◆ AIM: Leaving out the pictures, retype all the material exactly.
BEGIN DATA BLOCK
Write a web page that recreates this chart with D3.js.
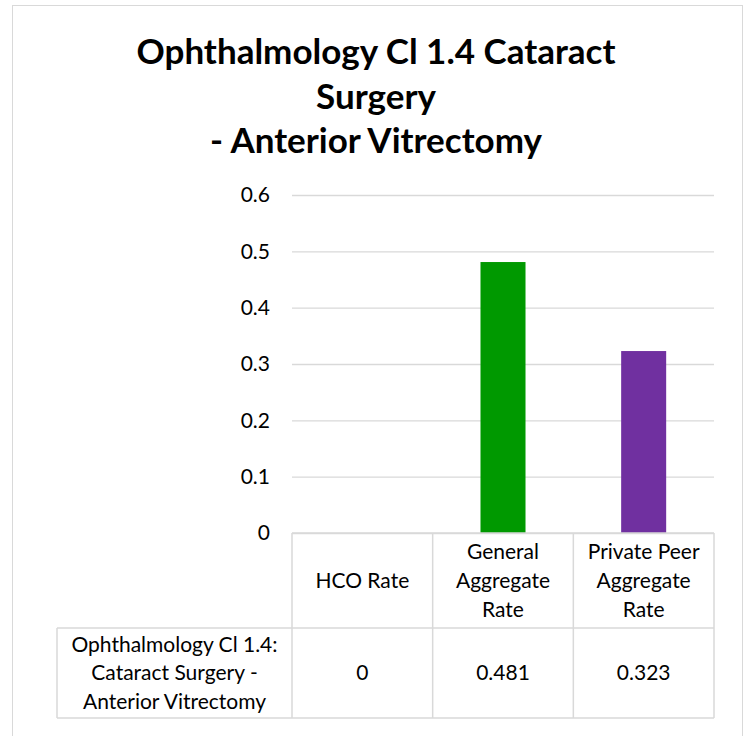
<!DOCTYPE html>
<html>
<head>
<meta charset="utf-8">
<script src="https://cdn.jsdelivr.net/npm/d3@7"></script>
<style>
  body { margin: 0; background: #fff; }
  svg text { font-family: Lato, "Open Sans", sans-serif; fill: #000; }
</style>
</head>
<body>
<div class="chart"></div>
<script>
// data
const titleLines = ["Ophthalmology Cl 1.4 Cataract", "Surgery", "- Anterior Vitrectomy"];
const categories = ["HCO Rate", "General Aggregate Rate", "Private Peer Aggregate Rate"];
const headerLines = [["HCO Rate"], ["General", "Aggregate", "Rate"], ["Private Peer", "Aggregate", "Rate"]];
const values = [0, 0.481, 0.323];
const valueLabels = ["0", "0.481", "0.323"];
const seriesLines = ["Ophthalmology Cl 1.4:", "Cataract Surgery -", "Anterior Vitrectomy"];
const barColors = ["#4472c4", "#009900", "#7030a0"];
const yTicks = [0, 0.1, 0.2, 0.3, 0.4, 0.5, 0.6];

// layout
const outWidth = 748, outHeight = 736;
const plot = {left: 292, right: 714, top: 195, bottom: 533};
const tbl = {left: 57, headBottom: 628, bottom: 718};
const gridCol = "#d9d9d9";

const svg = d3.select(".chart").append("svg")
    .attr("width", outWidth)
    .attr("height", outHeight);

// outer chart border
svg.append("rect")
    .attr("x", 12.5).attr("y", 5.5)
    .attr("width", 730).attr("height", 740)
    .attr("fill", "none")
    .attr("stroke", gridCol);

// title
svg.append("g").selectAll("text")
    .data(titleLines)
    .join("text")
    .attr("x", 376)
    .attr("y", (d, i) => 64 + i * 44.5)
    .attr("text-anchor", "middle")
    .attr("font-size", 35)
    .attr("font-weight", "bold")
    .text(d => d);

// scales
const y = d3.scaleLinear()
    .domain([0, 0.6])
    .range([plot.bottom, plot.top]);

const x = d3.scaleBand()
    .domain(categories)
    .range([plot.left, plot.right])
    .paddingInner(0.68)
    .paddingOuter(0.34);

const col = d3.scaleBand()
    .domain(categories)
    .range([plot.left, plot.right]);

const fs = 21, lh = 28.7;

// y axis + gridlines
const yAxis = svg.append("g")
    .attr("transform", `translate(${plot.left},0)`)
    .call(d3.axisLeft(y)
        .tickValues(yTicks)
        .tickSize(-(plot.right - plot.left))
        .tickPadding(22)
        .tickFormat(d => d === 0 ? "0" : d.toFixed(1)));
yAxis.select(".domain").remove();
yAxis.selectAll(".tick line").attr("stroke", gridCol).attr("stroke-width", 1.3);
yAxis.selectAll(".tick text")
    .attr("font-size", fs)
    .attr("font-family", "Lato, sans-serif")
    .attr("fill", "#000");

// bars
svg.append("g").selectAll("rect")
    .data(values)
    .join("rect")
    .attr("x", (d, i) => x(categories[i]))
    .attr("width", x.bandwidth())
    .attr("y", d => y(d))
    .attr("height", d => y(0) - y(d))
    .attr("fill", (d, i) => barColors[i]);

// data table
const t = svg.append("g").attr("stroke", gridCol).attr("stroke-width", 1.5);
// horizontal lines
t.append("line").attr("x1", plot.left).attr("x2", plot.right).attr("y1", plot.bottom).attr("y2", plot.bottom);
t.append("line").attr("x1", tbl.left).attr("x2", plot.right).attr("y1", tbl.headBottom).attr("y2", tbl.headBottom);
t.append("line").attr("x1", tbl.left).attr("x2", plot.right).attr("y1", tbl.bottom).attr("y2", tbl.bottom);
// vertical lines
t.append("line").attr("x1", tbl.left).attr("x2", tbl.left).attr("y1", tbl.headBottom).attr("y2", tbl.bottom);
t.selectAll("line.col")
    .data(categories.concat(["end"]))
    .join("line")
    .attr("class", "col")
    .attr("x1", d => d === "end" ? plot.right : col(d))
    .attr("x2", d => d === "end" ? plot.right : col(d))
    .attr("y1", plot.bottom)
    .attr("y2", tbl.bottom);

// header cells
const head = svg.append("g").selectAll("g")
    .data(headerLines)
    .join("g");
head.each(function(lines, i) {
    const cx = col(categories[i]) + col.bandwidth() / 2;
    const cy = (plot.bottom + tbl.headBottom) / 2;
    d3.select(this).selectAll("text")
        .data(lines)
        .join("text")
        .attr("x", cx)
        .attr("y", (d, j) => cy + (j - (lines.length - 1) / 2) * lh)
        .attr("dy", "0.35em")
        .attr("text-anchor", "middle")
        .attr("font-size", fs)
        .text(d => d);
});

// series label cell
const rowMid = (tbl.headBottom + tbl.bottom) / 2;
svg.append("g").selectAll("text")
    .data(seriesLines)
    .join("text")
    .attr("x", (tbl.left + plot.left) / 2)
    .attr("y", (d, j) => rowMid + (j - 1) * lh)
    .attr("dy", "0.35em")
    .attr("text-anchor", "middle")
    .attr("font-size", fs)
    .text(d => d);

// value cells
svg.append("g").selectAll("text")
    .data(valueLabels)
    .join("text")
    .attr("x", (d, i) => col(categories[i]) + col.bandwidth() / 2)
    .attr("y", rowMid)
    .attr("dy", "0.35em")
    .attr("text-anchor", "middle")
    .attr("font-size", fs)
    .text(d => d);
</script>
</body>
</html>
END DATA BLOCK
◆ TASK OUTPUT:
Write a web page that recreates this chart with D3.js.
<!DOCTYPE html>
<html>
<head>
<meta charset="utf-8">
<script src="https://cdn.jsdelivr.net/npm/d3@7"></script>
<style>
  body { margin: 0; background: #fff; }
  svg text { font-family: Lato, "Open Sans", sans-serif; fill: #000; }
</style>
</head>
<body>
<div class="chart"></div>
<script>
// data
const titleLines = ["Ophthalmology Cl 1.4 Cataract", "Surgery", "- Anterior Vitrectomy"];
const categories = ["HCO Rate", "General Aggregate Rate", "Private Peer Aggregate Rate"];
const headerLines = [["HCO Rate"], ["General", "Aggregate", "Rate"], ["Private Peer", "Aggregate", "Rate"]];
const values = [0, 0.481, 0.323];
const valueLabels = ["0", "0.481", "0.323"];
const seriesLines = ["Ophthalmology Cl 1.4:", "Cataract Surgery -", "Anterior Vitrectomy"];
const barColors = ["#4472c4", "#009900", "#7030a0"];
const yTicks = [0, 0.1, 0.2, 0.3, 0.4, 0.5, 0.6];

// layout
const outWidth = 748, outHeight = 736;
const plot = {left: 292, right: 714, top: 195, bottom: 533};
const tbl = {left: 57, headBottom: 628, bottom: 718};
const gridCol = "#d9d9d9";

const svg = d3.select(".chart").append("svg")
    .attr("width", outWidth)
    .attr("height", outHeight);

// outer chart border
svg.append("rect")
    .attr("x", 12.5).attr("y", 5.5)
    .attr("width", 730).attr("height", 740)
    .attr("fill", "none")
    .attr("stroke", gridCol);

// title
svg.append("g").selectAll("text")
    .data(titleLines)
    .join("text")
    .attr("x", 376)
    .attr("y", (d, i) => 64 + i * 44.5)
    .attr("text-anchor", "middle")
    .attr("font-size", 35)
    .attr("font-weight", "bold")
    .text(d => d);

// scales
const y = d3.scaleLinear()
    .domain([0, 0.6])
    .range([plot.bottom, plot.top]);

const x = d3.scaleBand()
    .domain(categories)
    .range([plot.left, plot.right])
    .paddingInner(0.68)
    .paddingOuter(0.34);

const col = d3.scaleBand()
    .domain(categories)
    .range([plot.left, plot.right]);

const fs = 21, lh = 28.7;

// y axis + gridlines
const yAxis = svg.append("g")
    .attr("transform", `translate(${plot.left},0)`)
    .call(d3.axisLeft(y)
        .tickValues(yTicks)
        .tickSize(-(plot.right - plot.left))
        .tickPadding(22)
        .tickFormat(d => d === 0 ? "0" : d.toFixed(1)));
yAxis.select(".domain").remove();
yAxis.selectAll(".tick line").attr("stroke", gridCol).attr("stroke-width", 1.3);
yAxis.selectAll(".tick text")
    .attr("font-size", fs)
    .attr("font-family", "Lato, sans-serif")
    .attr("fill", "#000");

// bars
svg.append("g").selectAll("rect")
    .data(values)
    .join("rect")
    .attr("x", (d, i) => x(categories[i]))
    .attr("width", x.bandwidth())
    .attr("y", d => y(d))
    .attr("height", d => y(0) - y(d))
    .attr("fill", (d, i) => barColors[i]);

// data table
const t = svg.append("g").attr("stroke", gridCol).attr("stroke-width", 1.5);
// horizontal lines
t.append("line").attr("x1", plot.left).attr("x2", plot.right).attr("y1", plot.bottom).attr("y2", plot.bottom);
t.append("line").attr("x1", tbl.left).attr("x2", plot.right).attr("y1", tbl.headBottom).attr("y2", tbl.headBottom);
t.append("line").attr("x1", tbl.left).attr("x2", plot.right).attr("y1", tbl.bottom).attr("y2", tbl.bottom);
// vertical lines
t.append("line").attr("x1", tbl.left).attr("x2", tbl.left).attr("y1", tbl.headBottom).attr("y2", tbl.bottom);
t.selectAll("line.col")
    .data(categories.concat(["end"]))
    .join("line")
    .attr("class", "col")
    .attr("x1", d => d === "end" ? plot.right : col(d))
    .attr("x2", d => d === "end" ? plot.right : col(d))
    .attr("y1", plot.bottom)
    .attr("y2", tbl.bottom);

// header cells
const head = svg.append("g").selectAll("g")
    .data(headerLines)
    .join("g");
head.each(function(lines, i) {
    const cx = col(categories[i]) + col.bandwidth() / 2;
    const cy = (plot.bottom + tbl.headBottom) / 2;
    d3.select(this).selectAll("text")
        .data(lines)
        .join("text")
        .attr("x", cx)
        .attr("y", (d, j) => cy + (j - (lines.length - 1) / 2) * lh)
        .attr("dy", "0.35em")
        .attr("text-anchor", "middle")
        .attr("font-size", fs)
        .text(d => d);
});

// series label cell
const rowMid = (tbl.headBottom + tbl.bottom) / 2;
svg.append("g").selectAll("text")
    .data(seriesLines)
    .join("text")
    .attr("x", (tbl.left + plot.left) / 2)
    .attr("y", (d, j) => rowMid + (j - 1) * lh)
    .attr("dy", "0.35em")
    .attr("text-anchor", "middle")
    .attr("font-size", fs)
    .text(d => d);

// value cells
svg.append("g").selectAll("text")
    .data(valueLabels)
    .join("text")
    .attr("x", (d, i) => col(categories[i]) + col.bandwidth() / 2)
    .attr("y", rowMid)
    .attr("dy", "0.35em")
    .attr("text-anchor", "middle")
    .attr("font-size", fs)
    .text(d => d);
</script>
</body>
</html>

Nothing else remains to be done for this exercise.